George H. Forsyth papers, 1880-2016 (majority within 1920-1999)
20 linear feet (in 27 boxes) — 68.2 MB — 10 oversize folders — 1 tube
20 linear feet (in 27 boxes) — 68.2 MB — 10 oversize folders — 1 tube
The Michigan-Princeton-Alexandria Expeditions to Saint Catherine's Monastery (Mount Sinai, Egypt) series comprises the bulk of the collection. This series is arranged into five subseries: Correspondence, Travel Preparations, Field Work, Visual Materials, and Publication Activities. The Michigan-Princeton-Alexandria Expeditions are typically referred to as "Mt. Sinai" and occurred in four campaigns in 1958, 1960, 1963, and 1965. Materials of particular note include correspondence with Kurt Weitzmann, of Princeton University who co-led the expeditions, and Fred Anderegg, UM director of photography; trip preparatory materials such as equipment lists and medical supply information; field notebooks (two volumes); full-scale architectural drawings of the monastery and surrounding fortress, which were cataloged during Ilene's posthumous publication efforts (Box 9); and extensive repurposed source material, such as photographs, negatives, drawings, and field notes, reproduced and annotated for various publication activities. This material is described more fully at the subseries level.

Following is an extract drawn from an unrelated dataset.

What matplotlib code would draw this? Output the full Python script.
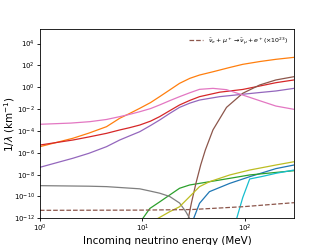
import numpy as np
import matplotlib.pyplot as plt

# energies (MeV) and log10(1/lambda)
e_orange = [1, 2.1, 3, 4.46, 6, 7.5, 9.4, 12, 14.7, 18.4, 23, 29, 36, 48.7, 70, 95, 140, 200, 300]
y_orange = [-5.44, -4.67, -4.2, -3.61, -2.84, -2.4, -1.93, -1.4, -0.86, -0.25, 0.36, 0.82, 1.12, 1.42, 1.8, 2.1, 2.36, 2.56, 2.74]

e_red = [1, 2.1, 3, 4.46, 6, 7.5, 9.4, 12, 14.7, 18.4, 23, 29, 36, 56.6, 95, 140, 200, 300]
y_red = [-5.29, -4.83, -4.55, -4.22, -3.91, -3.7, -3.46, -3.1, -2.69, -2.15, -1.62, -1.2, -0.86, -0.45, -0.2, 0.12, 0.42, 0.67]

e_purple = [1, 2.1, 3, 4.46, 6, 7.5, 9.4, 12, 14.7, 18.4, 23, 29, 36, 56.6, 95, 140, 200, 300]
y_purple = [-7.33, -6.5, -6.05, -5.44, -4.83, -4.45, -4.07, -3.5, -3.0, -2.4, -1.84, -1.45, -1.17, -0.86, -0.64, -0.48, -0.34, -0.1]

e_pink = [1, 2, 3.07, 4.46, 6, 7.5, 9.4, 12, 14.7, 18.4, 23, 29, 36, 48.7, 66, 95, 139, 200, 300]
y_pink = [-3.39, -3.28, -3.15, -2.95, -2.69, -2.48, -2.24, -1.95, -1.62, -1.23, -0.86, -0.5, -0.19, -0.1, -0.22, -0.71, -1.23, -1.72, -2.02]

e_brown = [28.0, 30, 33.2, 37, 41, 48.7, 66, 95, 139, 200, 300]
y_brown = [-12.0, -10.6, -8.8, -7.1, -5.75, -3.9, -1.84, -0.55, 0.21, 0.67, 0.97]

e_gray = [1, 3, 4.46, 9.4, 11.8, 14.7, 18.4, 23, 26.5, 28.8, 29.5]
y_gray = [-9.01, -9.06, -9.1, -9.3, -9.5, -9.7, -10.0, -10.6, -11.4, -12.0, -12.3]

e_green = [10.1, 11.8, 14.7, 18.4, 23, 28.8, 45, 71, 111, 200, 300]
y_green = [-12.0, -11.1, -10.5, -9.87, -9.25, -8.95, -8.65, -8.34, -8.03, -7.8, -7.64]

e_olive = [14.2, 18.4, 23, 28.8, 36, 45, 71, 111, 200, 300]
y_olive = [-12.0, -11.4, -10.94, -10.02, -9.1, -8.65, -8.03, -7.58, -7.12, -6.82]

e_blue = [31.6, 36, 45, 71, 111, 200, 300]
y_blue = [-12.0, -10.63, -9.56, -8.8, -8.19, -7.45, -7.12]

e_cyan = [83, 95, 111, 150, 200, 300]
y_cyan = [-12.0, -10.1, -8.4, -8.15, -7.88, -7.58]

e_dash = [1, 10, 30, 95, 200, 300]
y_dash = [-11.27, -11.25, -11.2, -10.94, -10.7, -10.57]

fig = plt.figure(figsize=(3.27, 2.45), dpi=100)
ax = fig.add_axes([0.122, 0.109, 0.777, 0.771])

lw = 0.9
ax.plot(e_blue, 10.0**np.array(y_blue), color='C0', lw=lw)
ax.plot(e_orange, 10.0**np.array(y_orange), color='C1', lw=lw)
ax.plot(e_green, 10.0**np.array(y_green), color='C2', lw=lw)
ax.plot(e_red, 10.0**np.array(y_red), color='C3', lw=lw)
ax.plot(e_purple, 10.0**np.array(y_purple), color='C4', lw=lw)
ax.plot(e_brown, 10.0**np.array(y_brown), color='C5', lw=lw)
ax.plot(e_pink, 10.0**np.array(y_pink), color='C6', lw=lw)
ax.plot(e_gray, 10.0**np.array(y_gray), color='C7', lw=lw)
ax.plot(e_olive, 10.0**np.array(y_olive), color='C8', lw=lw)
ax.plot(e_cyan, 10.0**np.array(y_cyan), color='C9', lw=lw)
ax.plot(e_dash, 10.0**np.array(y_dash), color='C5', lw=lw, ls='--',
        label=r'$\bar{\nu}_e+\mu^+\rightarrow\bar{\nu}_\mu+e^+(\times10^{23})$')

ax.set_xscale('log')
ax.set_yscale('log')
ax.set_xlim(1, 300)
ax.set_ylim(1e-12, 10**5.3)
ax.set_yticks([10.0**k for k in range(-12, 5, 2)])
ax.minorticks_off()
ax.tick_params(labelsize=5, length=2, width=0.6, pad=1.5)
for s in ax.spines.values():
    s.set_linewidth(0.6)

ax.set_xlabel('Incoming neutrino energy (MeV)', fontsize=7.5, labelpad=1)
ax.set_ylabel(r'1/$\lambda$ (km$^{-1}$)', fontsize=7.5)
ax.yaxis.set_label_coords(-0.09, 0.5)
ax.legend(loc='upper right', fontsize=4.5, frameon=False, handlelength=2.2)

plt.savefig('out.png', dpi=100)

The Publication Activities subseries includes materials created by George Forsyth resulting in articles, exhibitions, a monograph executed during his life, and materials created and culled together by Ilene Forsyth posthumously. This subseries is comprised of correspondence with publishers including the University of Michigan Press, Dumbarton Oaks Papers, and Princeton University Press; annotated manuscripts and chapter drafts; two annotated galley proofs of The Monastery of Saint Catherine at Mount Sinai: the church and fortress of Justinian / Plates published with Kurt Weitzmann, Ihor Ševčenko, and Fred Anderegg (Box 14); and notes, drawings, and photographs reproduced for publication activities. Forsyth made detailed notes on photographs, scraps of paper, and envelopes during his continued analyses of his field notes and other source materials. The processing archivist transcribed existing folder titles or created titles based on information from envelopes, and where appropriate envelopes were kept with file contents to preserve Forsyth's notes.

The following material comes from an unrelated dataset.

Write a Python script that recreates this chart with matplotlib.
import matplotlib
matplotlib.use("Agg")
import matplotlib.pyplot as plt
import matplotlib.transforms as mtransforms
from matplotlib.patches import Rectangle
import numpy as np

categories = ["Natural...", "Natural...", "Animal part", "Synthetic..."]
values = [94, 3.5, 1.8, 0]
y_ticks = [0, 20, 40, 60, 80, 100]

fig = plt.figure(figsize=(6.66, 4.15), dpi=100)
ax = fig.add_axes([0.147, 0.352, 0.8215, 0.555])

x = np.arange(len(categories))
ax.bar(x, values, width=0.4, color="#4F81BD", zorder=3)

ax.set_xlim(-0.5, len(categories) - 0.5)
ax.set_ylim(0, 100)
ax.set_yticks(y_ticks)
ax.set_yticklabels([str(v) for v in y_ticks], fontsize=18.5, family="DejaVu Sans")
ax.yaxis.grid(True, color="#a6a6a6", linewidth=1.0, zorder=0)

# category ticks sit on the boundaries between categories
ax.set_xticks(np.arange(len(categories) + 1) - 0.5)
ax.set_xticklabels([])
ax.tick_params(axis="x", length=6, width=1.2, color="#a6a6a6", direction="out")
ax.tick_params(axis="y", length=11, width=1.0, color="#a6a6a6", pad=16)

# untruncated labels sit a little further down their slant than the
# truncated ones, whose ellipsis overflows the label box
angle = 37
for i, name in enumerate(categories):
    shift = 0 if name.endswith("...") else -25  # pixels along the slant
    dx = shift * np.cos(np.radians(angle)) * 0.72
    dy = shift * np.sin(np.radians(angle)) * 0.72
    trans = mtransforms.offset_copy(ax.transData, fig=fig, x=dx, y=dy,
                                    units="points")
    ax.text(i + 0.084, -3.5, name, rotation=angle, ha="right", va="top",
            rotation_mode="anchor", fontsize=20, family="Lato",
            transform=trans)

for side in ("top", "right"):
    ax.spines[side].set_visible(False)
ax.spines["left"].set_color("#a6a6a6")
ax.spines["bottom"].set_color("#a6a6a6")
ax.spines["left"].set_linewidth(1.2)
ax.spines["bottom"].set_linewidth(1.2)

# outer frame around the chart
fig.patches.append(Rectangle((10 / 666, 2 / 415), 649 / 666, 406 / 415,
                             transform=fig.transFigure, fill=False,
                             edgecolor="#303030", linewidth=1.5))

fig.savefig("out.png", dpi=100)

George Forsyth died prior to completing the publication of his landmark drawings of Saint Catherine's Monastery (Mount Sinai, Egypt). Publication efforts were continued posthumously by his wife, Dr. Ilene H. Forsyth, an art historian and professor at the University of Michigan. Her extensive efforts to publish George's work are documented is approximately three linear feet of manuscripts, correspondence, topical files, and a catalog of drawings, 1995-1997, located in Box 9.